Okay. It's been quite a while. I had a reader story and question on the blog (http://www.getrichslowly.org/blog/2011/06/05/reader-story-and-question-financial-health-vs-mental-health/
) in June.
Mostly, things haven't really changed. I've been applying to a lot of better full-time jobs, but I haven't had success yet. I was interviewed and turned down for a job in July. I'm currently waiting to hear back after an interview last week for two jobs (super similar, so they are filling both through the same interview process). These are jobs I would actually really want; jobs in libraries. The jobs I've even been offered interviews for are jobs in libraries, even though I am applying more widely.
I've been looking for part-time jobs and applying for them, too, but this is more difficult than I thought it would be. I still think that it would be easier to get a part-time job application-wise, but I have a hard time finding job openings that would work with my schedule. (I work regular full-time hours, but I also have about 8 healthcare type appointments in the evenings after work every month.) I applied to Leapforce and never heard back. I've signed up with a few freelance websites, like Elance, but I haven't done anything with those. There are a few reasons for this: I am fine at doing work at work, but after work, optional work usually gets passed over in favor of sleep; I create way too many projects for myself (I have such a hard time changing this, even just thinking how to reduce my projects to a "bare minimum" seems to be way more projects than most people have. I don't even understand how people aren't doing things. This baffles me.). I do still want to sell things I've made, but I've put that on the backburner for now because it will be a lot of upfront work before it starts actually making me money. It makes me nervous to do that upfront work and fail, possibly for some crazy reasons (I'm not really sure). At the very least, I would be spending some money upfront, even though I already have most of the supplies I would use to make things.

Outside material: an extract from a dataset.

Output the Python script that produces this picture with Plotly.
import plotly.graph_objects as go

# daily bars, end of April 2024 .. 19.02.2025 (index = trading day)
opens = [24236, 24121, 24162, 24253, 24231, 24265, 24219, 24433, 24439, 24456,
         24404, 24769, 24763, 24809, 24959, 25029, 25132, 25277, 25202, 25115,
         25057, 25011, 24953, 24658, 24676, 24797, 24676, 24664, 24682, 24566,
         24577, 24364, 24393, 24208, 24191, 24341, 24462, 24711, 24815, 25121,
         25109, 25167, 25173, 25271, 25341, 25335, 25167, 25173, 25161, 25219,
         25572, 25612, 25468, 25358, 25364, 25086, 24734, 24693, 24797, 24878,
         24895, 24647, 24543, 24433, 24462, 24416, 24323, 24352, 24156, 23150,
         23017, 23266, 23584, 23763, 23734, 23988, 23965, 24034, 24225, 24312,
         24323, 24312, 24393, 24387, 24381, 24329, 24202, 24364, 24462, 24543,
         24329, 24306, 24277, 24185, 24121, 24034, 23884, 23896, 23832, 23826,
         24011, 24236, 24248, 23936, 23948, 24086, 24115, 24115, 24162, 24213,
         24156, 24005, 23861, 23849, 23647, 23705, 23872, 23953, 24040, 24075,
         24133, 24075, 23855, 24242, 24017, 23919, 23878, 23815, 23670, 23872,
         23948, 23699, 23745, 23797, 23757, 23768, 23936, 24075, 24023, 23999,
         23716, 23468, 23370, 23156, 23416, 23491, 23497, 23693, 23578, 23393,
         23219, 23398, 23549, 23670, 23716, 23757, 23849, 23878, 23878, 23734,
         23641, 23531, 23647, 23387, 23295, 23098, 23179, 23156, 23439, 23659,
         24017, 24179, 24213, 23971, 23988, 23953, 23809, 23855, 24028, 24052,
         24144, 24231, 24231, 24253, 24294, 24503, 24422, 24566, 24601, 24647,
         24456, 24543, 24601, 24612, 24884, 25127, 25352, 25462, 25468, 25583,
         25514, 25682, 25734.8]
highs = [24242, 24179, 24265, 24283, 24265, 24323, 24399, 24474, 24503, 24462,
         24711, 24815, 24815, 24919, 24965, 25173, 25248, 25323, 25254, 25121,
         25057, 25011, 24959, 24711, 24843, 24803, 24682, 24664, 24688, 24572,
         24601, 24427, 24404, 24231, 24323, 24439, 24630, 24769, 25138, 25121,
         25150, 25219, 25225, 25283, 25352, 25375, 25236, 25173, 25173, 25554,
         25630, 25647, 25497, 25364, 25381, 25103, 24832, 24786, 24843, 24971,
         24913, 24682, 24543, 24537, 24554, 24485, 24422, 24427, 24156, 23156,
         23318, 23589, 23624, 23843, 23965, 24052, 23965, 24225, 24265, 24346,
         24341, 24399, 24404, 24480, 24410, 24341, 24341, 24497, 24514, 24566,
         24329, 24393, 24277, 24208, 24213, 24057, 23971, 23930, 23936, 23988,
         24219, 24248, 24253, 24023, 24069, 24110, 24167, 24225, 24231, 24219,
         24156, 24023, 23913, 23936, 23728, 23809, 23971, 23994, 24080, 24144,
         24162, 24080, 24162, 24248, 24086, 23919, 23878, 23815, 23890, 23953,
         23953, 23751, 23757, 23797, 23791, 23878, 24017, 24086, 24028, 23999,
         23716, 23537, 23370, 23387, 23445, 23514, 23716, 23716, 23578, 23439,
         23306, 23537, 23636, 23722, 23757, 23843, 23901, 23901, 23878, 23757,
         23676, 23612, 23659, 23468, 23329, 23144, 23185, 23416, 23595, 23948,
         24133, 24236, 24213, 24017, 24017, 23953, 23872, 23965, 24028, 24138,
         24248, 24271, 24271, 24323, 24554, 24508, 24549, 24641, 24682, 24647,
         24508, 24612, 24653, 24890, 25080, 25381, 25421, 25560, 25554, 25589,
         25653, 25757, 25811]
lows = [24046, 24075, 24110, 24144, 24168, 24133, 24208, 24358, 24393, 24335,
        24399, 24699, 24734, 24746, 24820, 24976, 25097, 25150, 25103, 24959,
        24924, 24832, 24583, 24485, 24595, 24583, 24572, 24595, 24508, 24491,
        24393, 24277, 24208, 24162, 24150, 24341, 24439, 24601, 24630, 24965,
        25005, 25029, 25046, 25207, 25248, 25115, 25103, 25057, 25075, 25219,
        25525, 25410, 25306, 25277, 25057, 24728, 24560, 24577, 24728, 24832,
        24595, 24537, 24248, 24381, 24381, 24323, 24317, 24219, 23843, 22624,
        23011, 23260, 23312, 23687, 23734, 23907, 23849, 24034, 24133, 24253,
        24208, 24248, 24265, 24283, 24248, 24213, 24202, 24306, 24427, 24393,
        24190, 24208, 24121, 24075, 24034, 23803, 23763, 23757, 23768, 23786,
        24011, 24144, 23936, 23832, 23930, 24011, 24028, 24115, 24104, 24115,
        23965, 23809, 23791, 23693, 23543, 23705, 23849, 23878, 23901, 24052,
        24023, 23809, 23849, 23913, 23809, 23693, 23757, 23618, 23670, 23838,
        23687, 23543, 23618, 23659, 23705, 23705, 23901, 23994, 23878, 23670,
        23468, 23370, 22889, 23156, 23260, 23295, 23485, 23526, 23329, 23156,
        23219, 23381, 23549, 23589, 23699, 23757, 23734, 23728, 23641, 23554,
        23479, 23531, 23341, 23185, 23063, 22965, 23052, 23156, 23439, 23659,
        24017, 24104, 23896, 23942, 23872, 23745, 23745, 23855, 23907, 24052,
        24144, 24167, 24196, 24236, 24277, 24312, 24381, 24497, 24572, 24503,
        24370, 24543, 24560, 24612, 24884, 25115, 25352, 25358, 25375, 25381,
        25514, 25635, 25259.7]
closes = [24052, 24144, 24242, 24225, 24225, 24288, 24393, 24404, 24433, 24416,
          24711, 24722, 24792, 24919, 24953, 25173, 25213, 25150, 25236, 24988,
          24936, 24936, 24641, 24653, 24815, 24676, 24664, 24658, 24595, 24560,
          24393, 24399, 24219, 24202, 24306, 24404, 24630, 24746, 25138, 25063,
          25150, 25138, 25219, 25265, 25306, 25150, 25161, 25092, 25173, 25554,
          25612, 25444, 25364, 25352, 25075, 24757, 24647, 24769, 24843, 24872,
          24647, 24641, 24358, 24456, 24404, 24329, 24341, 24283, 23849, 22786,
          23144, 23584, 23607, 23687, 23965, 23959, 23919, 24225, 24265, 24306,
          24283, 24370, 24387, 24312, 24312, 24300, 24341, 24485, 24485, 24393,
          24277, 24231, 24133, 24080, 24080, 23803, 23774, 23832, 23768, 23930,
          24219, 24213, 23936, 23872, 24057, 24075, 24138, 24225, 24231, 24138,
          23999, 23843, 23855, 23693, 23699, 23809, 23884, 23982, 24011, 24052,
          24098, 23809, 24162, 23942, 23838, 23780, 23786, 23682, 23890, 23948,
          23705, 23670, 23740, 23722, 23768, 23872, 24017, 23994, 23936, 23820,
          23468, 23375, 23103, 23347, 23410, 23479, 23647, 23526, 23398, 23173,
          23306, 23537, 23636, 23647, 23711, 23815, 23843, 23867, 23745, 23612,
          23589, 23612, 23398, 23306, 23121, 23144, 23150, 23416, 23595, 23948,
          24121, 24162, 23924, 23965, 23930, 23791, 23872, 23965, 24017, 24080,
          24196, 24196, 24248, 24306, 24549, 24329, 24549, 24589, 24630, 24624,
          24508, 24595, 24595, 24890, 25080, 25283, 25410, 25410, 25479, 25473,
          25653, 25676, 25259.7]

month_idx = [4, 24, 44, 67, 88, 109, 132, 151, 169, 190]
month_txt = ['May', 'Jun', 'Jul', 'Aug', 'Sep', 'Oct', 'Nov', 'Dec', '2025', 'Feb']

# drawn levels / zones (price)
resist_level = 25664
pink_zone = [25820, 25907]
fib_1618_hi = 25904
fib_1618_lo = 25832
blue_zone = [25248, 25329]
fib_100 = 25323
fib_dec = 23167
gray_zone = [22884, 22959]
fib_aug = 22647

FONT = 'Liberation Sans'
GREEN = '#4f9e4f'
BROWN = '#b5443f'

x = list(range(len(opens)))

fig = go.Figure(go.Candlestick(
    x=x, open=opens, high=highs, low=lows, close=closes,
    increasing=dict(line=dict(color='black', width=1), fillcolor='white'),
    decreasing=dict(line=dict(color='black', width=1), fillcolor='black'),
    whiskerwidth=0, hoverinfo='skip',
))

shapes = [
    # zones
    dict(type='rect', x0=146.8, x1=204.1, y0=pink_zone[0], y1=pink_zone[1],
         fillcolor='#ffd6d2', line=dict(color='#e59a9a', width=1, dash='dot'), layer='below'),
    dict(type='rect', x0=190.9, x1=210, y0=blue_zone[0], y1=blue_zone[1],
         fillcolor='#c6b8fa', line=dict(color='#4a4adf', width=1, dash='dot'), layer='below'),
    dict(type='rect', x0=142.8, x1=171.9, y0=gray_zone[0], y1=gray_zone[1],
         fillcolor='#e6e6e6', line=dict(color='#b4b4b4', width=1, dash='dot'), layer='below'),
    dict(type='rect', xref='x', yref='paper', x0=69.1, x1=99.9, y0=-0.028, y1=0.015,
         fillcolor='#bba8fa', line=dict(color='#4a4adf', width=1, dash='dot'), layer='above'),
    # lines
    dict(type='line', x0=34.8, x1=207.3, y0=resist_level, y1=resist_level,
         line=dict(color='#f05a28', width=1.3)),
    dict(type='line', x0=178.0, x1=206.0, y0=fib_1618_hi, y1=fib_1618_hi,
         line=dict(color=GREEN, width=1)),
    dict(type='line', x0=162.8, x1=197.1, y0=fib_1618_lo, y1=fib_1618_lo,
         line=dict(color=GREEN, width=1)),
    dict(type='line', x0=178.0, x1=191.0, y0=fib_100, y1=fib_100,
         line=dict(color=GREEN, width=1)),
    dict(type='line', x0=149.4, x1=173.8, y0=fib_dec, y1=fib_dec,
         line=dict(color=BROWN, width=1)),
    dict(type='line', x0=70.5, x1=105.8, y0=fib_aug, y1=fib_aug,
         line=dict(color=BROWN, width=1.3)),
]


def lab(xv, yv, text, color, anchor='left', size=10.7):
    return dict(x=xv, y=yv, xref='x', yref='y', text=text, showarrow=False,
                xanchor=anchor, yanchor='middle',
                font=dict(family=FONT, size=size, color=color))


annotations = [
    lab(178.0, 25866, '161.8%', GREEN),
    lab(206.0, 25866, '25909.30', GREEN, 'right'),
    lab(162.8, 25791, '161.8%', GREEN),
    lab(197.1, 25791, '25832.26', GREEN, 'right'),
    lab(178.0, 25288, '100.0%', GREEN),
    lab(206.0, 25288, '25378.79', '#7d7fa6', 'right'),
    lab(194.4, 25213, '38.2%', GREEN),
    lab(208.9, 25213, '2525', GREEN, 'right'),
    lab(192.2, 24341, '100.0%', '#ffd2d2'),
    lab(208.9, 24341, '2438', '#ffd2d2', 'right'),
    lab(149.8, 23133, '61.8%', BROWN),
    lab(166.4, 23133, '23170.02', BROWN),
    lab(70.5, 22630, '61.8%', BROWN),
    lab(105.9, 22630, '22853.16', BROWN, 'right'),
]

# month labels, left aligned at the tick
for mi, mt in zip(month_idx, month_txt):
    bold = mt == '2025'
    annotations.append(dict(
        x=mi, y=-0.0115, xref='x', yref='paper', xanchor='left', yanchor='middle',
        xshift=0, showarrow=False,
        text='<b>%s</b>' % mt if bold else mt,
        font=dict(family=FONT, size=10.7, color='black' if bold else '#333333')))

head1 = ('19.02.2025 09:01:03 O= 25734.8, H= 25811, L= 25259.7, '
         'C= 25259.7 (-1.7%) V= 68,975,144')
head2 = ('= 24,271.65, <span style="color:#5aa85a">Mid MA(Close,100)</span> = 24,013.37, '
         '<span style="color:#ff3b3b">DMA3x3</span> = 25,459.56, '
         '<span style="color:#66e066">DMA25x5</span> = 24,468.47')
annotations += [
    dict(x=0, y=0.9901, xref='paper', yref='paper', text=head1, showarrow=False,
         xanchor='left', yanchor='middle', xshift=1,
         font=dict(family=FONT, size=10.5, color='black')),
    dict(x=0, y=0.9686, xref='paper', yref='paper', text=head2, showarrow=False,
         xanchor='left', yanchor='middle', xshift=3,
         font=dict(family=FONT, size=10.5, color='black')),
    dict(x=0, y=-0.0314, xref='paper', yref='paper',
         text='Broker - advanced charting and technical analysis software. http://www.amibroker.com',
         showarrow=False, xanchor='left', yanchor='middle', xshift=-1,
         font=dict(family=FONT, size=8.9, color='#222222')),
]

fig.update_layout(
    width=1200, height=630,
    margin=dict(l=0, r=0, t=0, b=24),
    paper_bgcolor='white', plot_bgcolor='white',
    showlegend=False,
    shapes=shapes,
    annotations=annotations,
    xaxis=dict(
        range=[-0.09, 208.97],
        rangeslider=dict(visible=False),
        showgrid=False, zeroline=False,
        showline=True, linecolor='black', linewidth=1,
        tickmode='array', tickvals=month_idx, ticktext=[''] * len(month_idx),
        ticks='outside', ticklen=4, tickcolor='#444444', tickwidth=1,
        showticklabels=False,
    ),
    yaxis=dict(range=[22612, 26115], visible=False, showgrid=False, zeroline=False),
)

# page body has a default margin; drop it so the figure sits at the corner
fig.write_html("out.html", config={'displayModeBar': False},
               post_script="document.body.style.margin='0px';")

Right now my loans are down to ~$71,000. That is ~$35,000 of principal paid in just under 3 years, including a $5,000 inheritance. It is really really good progress. Yes, I see that and I know that. But it still doesn't help me move out yet. I have ~$5,500 remaining on the loan I've been focusing my snowball on. I figure that with my average monthly payments and 2011 tax refund, I should be able to finish that off in ~5 months. That would reduce my monthly payments to ~$510/month, but that still doesn't leave me with enough money for a rent payment on my current income.
In September of 2010, I made a little paper chart to graph my total debt. I drew a line to represent my expected debt reduction according to what my minimum payments were in September 2010, which was already ahead of schedule compared to what it would have been when my grace period ended. Since September 2010, I am $10,000 ahead of schedule. Again, super great. But not enough.
I'm still miserable at home, but I've been spending less time home and awake lately, which makes it a little more bearable. Major reason: my first boyfriend(!).